I have always been an avid reader, inhaling words like gulps of air after diving way, way down in the public pool. Reading comes as naturally as the breath, unconscious and ubiquitous.
I read the way some people eat food: fast and desperately to quell a hunger, or quality books that I savor. And often late at night.
I collect books on my shelves as if I were displaying trophies. Each book holds a feeling, an emotion, a state of mind. Many of my books are flagged with yellows or blues to allow easy access to my favorite passages–you know, the words that evoke memories from a life you can’t quite recall.
I like to pair my reading with an environment. Childhood stories are either read aloud to young ears or consumed silently in the quiet, dim corners of books stores while my mouth forms the words through a smile. Favorite fiction must be read in pajamas by the light of a single lamp (or preferably a flashlight). The nonfiction to expand the reach of my thoughts is pursued only while seated at my desk for serious contemplation and reflection.
My beloved fairytale section span academic studies to classic originals and back around to retellings. I can hardly dive into one without wanting to dip a toe into all of them. Cautiously, I pair my collection only with the onset of a weekend with no obligations. I end the journey exhausted from my adventures across countries and realities. My dreams on Sunday night are of princesses and dragons and triumphs.
In March, I made a sacrifice that only an avid reader can understand. My boyfriend moved in with all of six books. I can share the bathroom, I can clear out half the closet and the dresser, I can make room in the pantry, and I can live with his lacrosse sticks in the living room. But, oh, to make room on my bookcase?

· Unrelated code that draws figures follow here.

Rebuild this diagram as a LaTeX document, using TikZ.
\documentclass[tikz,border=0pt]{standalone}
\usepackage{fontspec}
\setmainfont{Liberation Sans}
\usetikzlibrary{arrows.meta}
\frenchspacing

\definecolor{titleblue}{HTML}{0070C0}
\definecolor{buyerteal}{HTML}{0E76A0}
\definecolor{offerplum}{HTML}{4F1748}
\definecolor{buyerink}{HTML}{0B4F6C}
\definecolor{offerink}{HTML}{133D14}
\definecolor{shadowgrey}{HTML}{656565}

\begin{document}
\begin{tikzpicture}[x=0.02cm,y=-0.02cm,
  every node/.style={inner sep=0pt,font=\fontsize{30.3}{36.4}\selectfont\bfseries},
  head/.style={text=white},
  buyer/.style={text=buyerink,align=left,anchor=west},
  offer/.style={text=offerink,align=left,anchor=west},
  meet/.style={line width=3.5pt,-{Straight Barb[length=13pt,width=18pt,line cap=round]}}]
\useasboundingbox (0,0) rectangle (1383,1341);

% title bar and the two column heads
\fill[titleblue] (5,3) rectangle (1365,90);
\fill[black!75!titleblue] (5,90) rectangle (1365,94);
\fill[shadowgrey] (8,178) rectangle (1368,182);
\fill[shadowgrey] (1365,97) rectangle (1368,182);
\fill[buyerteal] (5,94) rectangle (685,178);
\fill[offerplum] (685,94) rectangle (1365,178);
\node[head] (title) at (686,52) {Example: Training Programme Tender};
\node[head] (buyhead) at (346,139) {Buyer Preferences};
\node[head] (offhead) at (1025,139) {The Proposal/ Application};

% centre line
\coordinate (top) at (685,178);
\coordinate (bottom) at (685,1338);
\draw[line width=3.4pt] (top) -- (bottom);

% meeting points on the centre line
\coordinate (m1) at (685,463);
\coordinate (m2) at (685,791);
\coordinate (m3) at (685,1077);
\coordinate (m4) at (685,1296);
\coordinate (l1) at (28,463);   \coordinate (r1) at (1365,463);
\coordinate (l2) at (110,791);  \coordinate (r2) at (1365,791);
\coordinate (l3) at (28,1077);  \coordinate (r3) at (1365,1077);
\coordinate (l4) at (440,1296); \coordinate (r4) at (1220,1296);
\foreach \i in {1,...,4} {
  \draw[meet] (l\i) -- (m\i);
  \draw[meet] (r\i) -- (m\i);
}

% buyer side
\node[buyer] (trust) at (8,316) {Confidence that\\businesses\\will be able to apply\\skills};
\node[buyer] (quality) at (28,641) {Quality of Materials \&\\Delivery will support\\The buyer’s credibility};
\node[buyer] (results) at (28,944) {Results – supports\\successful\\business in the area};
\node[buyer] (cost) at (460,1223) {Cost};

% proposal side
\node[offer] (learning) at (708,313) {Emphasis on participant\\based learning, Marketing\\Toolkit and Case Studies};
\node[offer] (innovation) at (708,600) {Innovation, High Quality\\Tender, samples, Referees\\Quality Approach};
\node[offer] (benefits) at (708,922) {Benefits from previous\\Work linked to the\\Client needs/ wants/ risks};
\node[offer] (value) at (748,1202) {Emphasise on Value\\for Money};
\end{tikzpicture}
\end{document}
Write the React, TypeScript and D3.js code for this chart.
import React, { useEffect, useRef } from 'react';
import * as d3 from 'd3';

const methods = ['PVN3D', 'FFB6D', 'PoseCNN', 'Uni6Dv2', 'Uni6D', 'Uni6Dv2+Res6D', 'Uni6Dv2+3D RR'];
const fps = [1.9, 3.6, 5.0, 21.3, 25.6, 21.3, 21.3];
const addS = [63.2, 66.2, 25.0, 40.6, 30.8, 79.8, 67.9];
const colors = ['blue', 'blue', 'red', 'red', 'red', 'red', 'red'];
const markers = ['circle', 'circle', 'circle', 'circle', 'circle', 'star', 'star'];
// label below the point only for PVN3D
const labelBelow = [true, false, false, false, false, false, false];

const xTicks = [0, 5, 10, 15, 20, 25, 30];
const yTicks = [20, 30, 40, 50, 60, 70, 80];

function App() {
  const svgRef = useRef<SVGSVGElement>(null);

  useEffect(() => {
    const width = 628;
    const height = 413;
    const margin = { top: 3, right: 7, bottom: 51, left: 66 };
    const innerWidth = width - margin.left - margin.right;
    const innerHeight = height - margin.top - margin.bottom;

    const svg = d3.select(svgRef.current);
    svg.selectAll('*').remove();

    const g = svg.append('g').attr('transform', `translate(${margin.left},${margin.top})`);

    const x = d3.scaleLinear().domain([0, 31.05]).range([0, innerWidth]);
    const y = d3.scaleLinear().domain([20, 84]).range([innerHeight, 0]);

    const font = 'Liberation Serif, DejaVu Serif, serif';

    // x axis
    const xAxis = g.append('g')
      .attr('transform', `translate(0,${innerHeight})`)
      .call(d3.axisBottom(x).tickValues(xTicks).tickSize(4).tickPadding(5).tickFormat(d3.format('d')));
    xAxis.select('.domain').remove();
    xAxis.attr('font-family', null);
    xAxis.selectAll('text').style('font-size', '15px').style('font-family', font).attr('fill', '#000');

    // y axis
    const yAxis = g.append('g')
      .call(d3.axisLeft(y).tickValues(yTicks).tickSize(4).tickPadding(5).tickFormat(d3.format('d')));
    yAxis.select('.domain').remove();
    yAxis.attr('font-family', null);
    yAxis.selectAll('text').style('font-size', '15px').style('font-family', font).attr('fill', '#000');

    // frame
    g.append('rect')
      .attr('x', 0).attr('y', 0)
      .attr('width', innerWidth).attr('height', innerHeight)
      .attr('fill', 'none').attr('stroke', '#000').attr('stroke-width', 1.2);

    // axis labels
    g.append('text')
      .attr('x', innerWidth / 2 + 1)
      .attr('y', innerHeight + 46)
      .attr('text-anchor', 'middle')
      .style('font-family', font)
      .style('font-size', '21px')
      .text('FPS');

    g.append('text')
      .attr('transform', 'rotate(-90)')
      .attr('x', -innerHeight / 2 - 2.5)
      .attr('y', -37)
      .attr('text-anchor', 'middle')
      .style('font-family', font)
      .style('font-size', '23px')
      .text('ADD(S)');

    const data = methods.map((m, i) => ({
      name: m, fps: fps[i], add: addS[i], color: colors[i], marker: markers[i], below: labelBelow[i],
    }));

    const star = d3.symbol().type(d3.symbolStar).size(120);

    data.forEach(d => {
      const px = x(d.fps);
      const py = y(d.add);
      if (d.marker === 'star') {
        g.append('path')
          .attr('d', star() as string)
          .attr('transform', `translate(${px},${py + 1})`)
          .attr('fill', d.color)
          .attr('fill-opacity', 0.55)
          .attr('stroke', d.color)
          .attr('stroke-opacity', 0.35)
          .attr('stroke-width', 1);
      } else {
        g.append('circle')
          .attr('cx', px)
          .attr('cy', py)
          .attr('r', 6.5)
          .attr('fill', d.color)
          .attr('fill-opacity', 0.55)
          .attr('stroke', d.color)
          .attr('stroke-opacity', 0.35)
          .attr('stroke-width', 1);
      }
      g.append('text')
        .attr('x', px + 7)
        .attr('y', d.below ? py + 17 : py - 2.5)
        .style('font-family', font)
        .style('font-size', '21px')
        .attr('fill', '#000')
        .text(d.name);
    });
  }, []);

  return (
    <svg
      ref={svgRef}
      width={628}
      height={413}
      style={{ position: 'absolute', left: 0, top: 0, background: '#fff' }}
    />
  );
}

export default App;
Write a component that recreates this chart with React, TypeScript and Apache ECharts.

The shelves are already jammed with volumes. The second shelf sags with the weight of my hardcovers, lined up like teeth on a comb. The order has been perfected over the years by subject, no by author, no by color, and finally by soul. The untidy bottom shelf is one-half children’s books which have no unified shape, one-half textbooks that I’m sure I will want to reference again someday, and one-hundred percent vital to my health and happiness.
I keep my to-read pile on the nightstand, already a dozen deep and threatening to topple. My fairytale stack, heavy with importance, is housed on a floating shelf by my desk. My modest collection of cookbooks is in the kitchen, weathering oil splatters and tomato paste. I am a firm believer in the fact that a room without a book is like a body without a soul. Even the bathroom has a basket of short stories and a joke book.
While I deliberated, his six books lay forlornly on the dresser. Out of place. Jarring. Homeless.
It took a few days and a bit of rearranging, but I performed an act of true love.
“I made space for your books on this shelf,” I said after I kissed him good morning, trying to hide my pride.
And with that, everything fell into place.
The Harry Potter series belongs on the dining room table, right?